[What the task asks]
Track down every line below that holds "with" and copy it.

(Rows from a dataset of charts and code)
● ● ●
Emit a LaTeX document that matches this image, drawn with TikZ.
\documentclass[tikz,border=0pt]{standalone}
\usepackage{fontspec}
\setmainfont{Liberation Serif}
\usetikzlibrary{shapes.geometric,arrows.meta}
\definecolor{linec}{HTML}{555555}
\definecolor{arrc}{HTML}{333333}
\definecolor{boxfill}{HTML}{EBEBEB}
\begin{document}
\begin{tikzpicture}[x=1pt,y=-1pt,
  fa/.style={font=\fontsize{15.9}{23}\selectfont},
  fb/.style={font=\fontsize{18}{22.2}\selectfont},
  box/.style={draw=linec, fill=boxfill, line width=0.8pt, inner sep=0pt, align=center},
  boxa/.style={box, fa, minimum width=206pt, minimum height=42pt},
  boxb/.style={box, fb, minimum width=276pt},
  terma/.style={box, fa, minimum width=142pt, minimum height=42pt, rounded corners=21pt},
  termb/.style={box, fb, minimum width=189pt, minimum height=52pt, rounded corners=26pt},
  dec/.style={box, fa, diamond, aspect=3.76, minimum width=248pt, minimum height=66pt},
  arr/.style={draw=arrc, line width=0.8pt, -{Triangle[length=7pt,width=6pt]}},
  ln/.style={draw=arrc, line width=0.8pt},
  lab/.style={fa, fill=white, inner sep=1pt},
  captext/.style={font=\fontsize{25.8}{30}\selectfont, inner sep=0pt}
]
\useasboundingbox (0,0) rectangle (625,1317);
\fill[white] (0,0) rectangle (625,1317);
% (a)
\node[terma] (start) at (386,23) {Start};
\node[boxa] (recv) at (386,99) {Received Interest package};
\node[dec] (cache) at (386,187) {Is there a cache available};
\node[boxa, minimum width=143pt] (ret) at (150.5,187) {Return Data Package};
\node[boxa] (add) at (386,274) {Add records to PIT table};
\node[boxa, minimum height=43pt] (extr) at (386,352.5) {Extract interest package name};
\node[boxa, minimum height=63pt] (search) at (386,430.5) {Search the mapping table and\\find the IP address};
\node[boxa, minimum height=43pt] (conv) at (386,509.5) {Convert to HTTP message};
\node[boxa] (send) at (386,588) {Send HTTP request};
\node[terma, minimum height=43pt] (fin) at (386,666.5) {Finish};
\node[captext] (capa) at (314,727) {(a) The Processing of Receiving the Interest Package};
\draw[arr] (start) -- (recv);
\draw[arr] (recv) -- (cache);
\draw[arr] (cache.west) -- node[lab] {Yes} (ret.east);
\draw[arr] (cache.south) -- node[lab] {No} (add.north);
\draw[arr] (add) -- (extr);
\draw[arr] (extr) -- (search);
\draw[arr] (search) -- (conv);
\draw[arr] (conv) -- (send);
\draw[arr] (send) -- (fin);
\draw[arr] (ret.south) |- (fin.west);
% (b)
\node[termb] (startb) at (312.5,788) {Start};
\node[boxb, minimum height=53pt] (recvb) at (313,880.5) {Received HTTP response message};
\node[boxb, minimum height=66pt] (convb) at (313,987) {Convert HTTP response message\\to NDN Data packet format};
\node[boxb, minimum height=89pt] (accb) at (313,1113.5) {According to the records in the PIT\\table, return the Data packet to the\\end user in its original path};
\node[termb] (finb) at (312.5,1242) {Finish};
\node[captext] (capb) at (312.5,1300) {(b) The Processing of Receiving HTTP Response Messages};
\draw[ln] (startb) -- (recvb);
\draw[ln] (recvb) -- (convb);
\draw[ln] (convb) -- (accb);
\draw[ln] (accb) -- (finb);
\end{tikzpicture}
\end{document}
● ● ●
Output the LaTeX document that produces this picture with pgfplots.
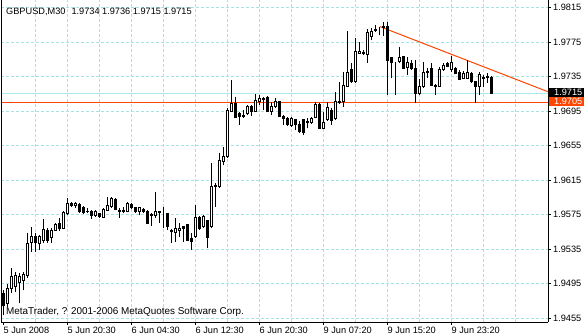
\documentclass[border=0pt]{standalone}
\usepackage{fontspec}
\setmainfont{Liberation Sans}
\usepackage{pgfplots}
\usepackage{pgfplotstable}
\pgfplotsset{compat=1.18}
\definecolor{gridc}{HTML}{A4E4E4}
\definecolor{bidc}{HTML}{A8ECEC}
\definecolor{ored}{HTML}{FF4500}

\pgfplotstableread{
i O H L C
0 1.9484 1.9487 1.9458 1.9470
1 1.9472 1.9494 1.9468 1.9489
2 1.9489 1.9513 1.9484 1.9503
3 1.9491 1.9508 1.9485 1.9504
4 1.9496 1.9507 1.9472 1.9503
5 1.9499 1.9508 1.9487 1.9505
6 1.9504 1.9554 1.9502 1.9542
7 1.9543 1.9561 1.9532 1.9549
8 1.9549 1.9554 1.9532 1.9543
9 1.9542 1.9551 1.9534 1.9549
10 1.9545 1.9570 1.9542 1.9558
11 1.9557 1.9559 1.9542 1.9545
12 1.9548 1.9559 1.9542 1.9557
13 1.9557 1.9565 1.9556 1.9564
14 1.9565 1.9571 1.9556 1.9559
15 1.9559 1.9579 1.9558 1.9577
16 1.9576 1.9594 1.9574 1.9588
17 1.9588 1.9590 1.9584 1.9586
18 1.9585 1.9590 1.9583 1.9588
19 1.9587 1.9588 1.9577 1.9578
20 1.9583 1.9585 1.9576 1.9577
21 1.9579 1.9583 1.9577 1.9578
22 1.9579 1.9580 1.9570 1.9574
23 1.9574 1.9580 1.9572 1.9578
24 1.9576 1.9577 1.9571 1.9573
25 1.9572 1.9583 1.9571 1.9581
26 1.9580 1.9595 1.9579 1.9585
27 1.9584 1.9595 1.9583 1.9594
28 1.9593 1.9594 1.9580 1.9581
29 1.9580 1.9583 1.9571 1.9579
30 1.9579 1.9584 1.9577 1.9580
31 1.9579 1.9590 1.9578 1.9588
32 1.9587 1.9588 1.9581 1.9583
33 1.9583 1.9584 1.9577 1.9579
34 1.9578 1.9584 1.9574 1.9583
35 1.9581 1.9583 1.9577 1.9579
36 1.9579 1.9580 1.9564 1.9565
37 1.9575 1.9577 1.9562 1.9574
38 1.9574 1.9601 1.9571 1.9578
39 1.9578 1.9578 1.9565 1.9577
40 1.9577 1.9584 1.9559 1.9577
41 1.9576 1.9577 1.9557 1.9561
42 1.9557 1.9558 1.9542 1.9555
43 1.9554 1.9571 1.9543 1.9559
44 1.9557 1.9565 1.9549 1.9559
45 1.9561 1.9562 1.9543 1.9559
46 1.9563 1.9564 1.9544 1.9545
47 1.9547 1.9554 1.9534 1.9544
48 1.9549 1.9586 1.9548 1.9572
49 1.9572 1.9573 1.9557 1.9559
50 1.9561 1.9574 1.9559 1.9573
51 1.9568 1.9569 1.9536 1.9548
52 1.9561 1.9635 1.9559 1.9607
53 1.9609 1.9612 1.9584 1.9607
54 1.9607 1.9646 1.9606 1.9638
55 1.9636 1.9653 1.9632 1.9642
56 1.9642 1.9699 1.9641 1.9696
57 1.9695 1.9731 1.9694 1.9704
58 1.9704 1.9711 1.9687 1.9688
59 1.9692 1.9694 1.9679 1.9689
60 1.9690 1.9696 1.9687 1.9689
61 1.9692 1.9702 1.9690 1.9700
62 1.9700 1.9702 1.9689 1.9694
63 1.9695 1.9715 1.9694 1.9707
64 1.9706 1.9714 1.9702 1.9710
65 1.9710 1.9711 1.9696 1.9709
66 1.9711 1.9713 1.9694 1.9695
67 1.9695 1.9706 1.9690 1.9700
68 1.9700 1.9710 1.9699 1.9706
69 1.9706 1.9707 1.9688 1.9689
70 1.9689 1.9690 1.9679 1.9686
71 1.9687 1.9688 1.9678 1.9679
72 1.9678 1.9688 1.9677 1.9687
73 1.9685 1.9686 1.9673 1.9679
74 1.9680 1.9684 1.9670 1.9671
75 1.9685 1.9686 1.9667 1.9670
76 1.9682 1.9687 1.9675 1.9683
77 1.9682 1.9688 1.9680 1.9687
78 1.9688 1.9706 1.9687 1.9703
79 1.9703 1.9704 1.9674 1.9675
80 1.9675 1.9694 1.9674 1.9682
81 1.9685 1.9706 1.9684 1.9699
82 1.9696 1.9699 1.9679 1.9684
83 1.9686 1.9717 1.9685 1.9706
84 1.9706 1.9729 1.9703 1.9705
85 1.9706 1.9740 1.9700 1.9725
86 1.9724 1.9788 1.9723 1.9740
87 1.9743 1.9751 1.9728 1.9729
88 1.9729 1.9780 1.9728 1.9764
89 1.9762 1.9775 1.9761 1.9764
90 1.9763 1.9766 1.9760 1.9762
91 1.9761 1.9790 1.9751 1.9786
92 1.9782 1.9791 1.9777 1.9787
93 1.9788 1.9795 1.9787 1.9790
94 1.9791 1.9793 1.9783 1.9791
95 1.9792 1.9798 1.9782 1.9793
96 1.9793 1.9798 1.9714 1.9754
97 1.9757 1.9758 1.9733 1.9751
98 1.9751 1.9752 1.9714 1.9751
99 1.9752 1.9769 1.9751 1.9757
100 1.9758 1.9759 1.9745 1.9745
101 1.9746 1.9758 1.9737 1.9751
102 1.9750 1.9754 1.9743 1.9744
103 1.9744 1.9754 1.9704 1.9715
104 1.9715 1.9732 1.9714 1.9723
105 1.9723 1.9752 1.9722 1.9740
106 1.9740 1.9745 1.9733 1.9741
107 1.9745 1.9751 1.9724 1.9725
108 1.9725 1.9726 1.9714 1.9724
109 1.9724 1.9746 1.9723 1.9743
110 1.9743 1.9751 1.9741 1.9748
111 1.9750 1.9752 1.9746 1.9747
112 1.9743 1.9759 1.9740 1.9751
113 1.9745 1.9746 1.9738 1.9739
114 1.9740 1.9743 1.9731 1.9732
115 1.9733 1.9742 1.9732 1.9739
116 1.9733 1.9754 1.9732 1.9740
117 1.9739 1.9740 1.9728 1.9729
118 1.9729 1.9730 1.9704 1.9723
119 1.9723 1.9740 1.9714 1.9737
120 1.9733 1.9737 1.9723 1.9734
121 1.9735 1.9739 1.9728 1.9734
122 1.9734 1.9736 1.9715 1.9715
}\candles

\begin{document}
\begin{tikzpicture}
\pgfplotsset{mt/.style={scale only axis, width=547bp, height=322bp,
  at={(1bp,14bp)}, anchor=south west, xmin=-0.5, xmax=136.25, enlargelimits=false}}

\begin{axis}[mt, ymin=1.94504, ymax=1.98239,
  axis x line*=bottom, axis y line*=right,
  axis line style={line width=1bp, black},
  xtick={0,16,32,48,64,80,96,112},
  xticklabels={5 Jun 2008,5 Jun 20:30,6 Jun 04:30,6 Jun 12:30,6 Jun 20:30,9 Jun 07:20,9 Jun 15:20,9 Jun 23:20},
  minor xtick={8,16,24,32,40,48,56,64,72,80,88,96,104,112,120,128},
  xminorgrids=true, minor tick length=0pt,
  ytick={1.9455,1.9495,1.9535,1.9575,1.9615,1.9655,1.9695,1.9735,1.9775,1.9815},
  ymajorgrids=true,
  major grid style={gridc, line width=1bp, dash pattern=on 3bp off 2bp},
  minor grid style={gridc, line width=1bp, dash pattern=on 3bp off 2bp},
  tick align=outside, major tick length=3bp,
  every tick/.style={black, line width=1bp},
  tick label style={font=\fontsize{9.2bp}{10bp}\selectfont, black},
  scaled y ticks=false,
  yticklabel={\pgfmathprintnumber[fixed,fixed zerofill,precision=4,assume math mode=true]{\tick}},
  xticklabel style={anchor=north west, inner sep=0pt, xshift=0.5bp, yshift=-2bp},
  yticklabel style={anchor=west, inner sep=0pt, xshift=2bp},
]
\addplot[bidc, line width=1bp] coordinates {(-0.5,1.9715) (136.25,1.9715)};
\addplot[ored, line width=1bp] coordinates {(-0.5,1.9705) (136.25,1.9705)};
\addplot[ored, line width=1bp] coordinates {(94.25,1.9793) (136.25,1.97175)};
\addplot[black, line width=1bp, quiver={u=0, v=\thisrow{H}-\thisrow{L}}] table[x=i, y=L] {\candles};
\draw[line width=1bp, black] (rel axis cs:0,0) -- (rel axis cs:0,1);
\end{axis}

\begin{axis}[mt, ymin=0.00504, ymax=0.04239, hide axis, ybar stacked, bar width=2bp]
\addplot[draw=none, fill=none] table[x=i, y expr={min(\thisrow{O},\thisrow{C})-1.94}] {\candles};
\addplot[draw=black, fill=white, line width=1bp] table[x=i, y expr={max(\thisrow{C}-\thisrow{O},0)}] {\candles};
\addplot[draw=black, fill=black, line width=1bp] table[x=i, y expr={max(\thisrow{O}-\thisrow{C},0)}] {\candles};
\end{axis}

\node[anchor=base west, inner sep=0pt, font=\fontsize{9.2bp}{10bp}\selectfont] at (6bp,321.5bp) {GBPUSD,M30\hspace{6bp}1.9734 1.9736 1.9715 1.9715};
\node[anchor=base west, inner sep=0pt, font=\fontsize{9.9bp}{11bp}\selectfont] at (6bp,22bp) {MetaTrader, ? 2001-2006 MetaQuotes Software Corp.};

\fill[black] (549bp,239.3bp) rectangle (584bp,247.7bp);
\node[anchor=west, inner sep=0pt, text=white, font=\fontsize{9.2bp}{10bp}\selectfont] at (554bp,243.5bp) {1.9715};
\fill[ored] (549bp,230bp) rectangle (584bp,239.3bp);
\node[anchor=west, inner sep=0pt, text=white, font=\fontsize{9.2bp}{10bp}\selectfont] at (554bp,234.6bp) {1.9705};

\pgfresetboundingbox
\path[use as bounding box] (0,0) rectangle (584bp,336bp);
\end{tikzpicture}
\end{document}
● ● ●
[Task result]
Emit a LaTeX document that matches this image, drawn with TikZ.
Output the LaTeX document that produces this picture with pgfplots.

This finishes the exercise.